Новый учебный год в Европейском университете, которому недавно вернули лицензию, начнется 1 октября. Однако студентов в этот раз может оказаться меньше, чем обычно, так как приемная кампания в других вузах уже прошла. За ближайший год в ЕУ планируют подготовить новые программы, восстановить обмен с зарубежными вузами, а также объявить прием в аспирантуру.

Профессор Вадим Волков, который в августе стал новым ректором Европейского университета, рассказал «Бумаге», почему год без учебной деятельности пошел на пользу преподавателям, не опасаются ли они, что давление на вуз продолжится, и как научное сообщество помогло ЕУ вернуть лицензию.

— Насколько для вас и других сотрудников Европейского университета было неожиданным то, что вузу вернули лицензию к началу нового учебного года?

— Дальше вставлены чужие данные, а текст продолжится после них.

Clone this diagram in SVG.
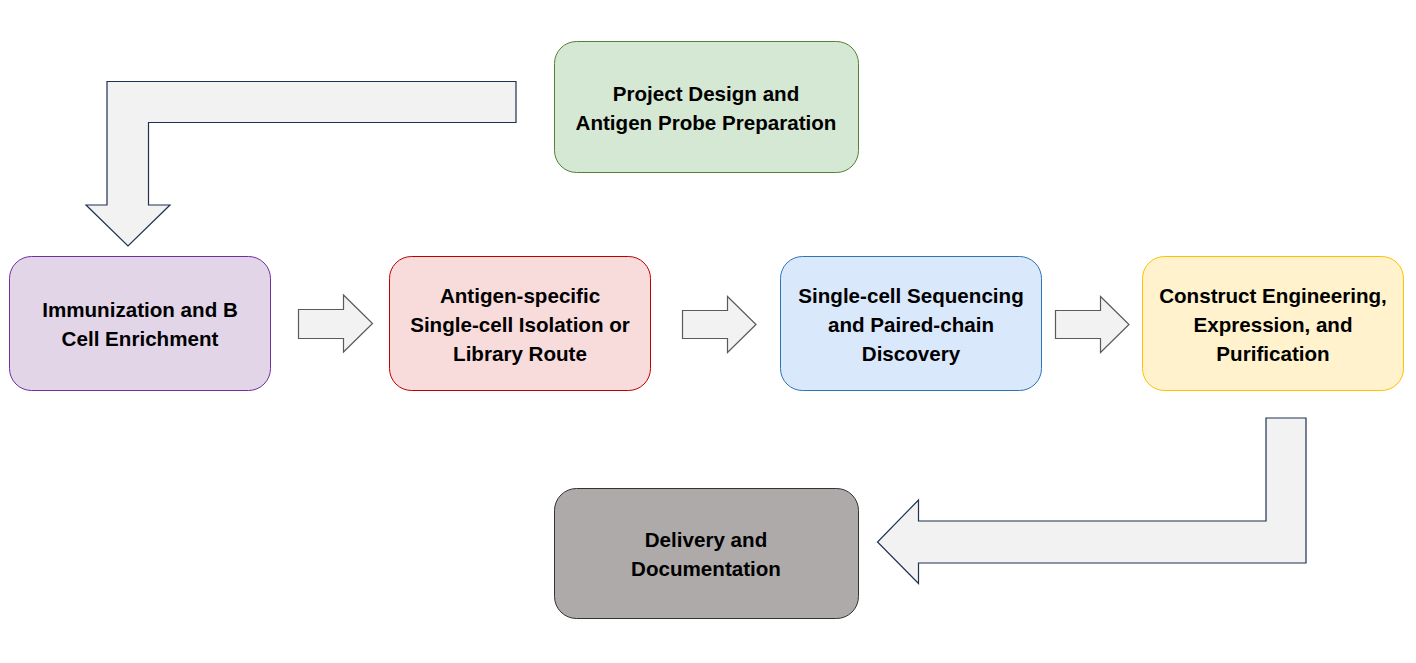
<svg xmlns="http://www.w3.org/2000/svg" width="1416" height="663" viewBox="0 0 1416 663">
<style>
.t{font-family:"Liberation Sans",Arial,sans-serif;font-weight:bold;font-size:20.6px;fill:#000;text-anchor:middle}
.big{fill:#f2f2f2;stroke:#1f3050;stroke-width:1.2}
.sm{fill:#f2f2f2;stroke:#5a5a5a;stroke-width:1.2}
</style>
<rect width="1416" height="663" fill="#fff"/>
<g id="connectors">
<path class="big" d="M516,81.5 L516,122.5 L148.5,122.5 L148.5,205 L170,205 L128,246 L86,205 L107,205 L107,81.5 Z"/>
<path class="big" d="M1306,418 L1306,563 L918.5,563 L918.5,583.5 L877.5,542 L918.5,500 L918.5,521 L1266,521 L1266,418 Z"/>
<path class="sm" d="M298.5,309.5 L343.5,309.5 L343.5,295 L372.5,323.5 L343.5,352 L343.5,338.5 L298.5,338.5 Z"/>
<path class="sm" d="M682.5,310.5 L727.5,310.5 L727.5,296.5 L756,324.5 L727.5,352.5 L727.5,338.5 L682.5,338.5 Z"/>
<path class="sm" d="M1055.5,310.5 L1100.5,310.5 L1100.5,296.5 L1129,324.5 L1100.5,352.5 L1100.5,338.5 L1055.5,338.5 Z"/>
</g>
<g id="node-project">
<rect x="554.5" y="41.5" width="304" height="131" rx="22" fill="#d5e8d4" stroke="#548235"/>
<text class="t" x="706" y="100.5">Project Design and</text>
<text class="t" x="706" y="129.5">Antigen Probe Preparation</text>
</g>
<g id="node-immunization">
<rect x="9.5" y="256.5" width="261" height="134" rx="22" fill="#e1d5e7" stroke="#7030a0"/>
<text class="t" x="140" y="317">Immunization and B</text>
<text class="t" x="140" y="346">Cell Enrichment</text>
</g>
<g id="node-isolation">
<rect x="389.5" y="256.5" width="261" height="134" rx="22" fill="#f8dcdc" stroke="#c00000"/>
<text class="t" x="520" y="303">Antigen-specific</text>
<text class="t" x="520" y="332">Single-cell Isolation or</text>
<text class="t" x="520" y="361">Library Route</text>
</g>
<g id="node-sequencing">
<rect x="780.5" y="256.5" width="261" height="134" rx="22" fill="#dae8fc" stroke="#2e75b6"/>
<text class="t" x="911" y="303">Single-cell Sequencing</text>
<text class="t" x="911" y="332">and Paired-chain</text>
<text class="t" x="911" y="361">Discovery</text>
</g>
<g id="node-construct">
<rect x="1142.5" y="256.5" width="261" height="134" rx="22" fill="#fff2cc" stroke="#ffc000"/>
<text class="t" x="1273" y="303">Construct Engineering,</text>
<text class="t" x="1273" y="332">Expression, and</text>
<text class="t" x="1273" y="361">Purification</text>
</g>
<g id="node-delivery">
<rect x="554.5" y="488.5" width="304" height="130" rx="22" fill="#aeaaaa" stroke="#333"/>
<text class="t" x="706" y="547">Delivery and</text>
<text class="t" x="706" y="576">Documentation</text>
</g>
</svg>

— У нас правоприменение и регулирование не отличаются большой предсказуемостью. После того как мы не смогли отстоять нашу позицию в судах и лишились лицензии, мы еще три раза подавали [документы на нее], но нам отказывали. И отказы были связаны даже не с чем-то, имеющим отношение к образованию, а, допустим, с совсем небольшим нарушением противопожарной безопасности. Которое — по некоторому совпадению — в тот же момент обнаружил пожарный надзор. Поскольку это было непредсказуемо, мы, естественно, не могли знать, будет у нас лицензия или нет. Поэтому часть [сотрудников], может, и не надеялась.

— Как университету удалось так быстро восстановить образовательную деятельность, притом что между возвратом лицензии и началом приема студентов прошло совсем мало времени?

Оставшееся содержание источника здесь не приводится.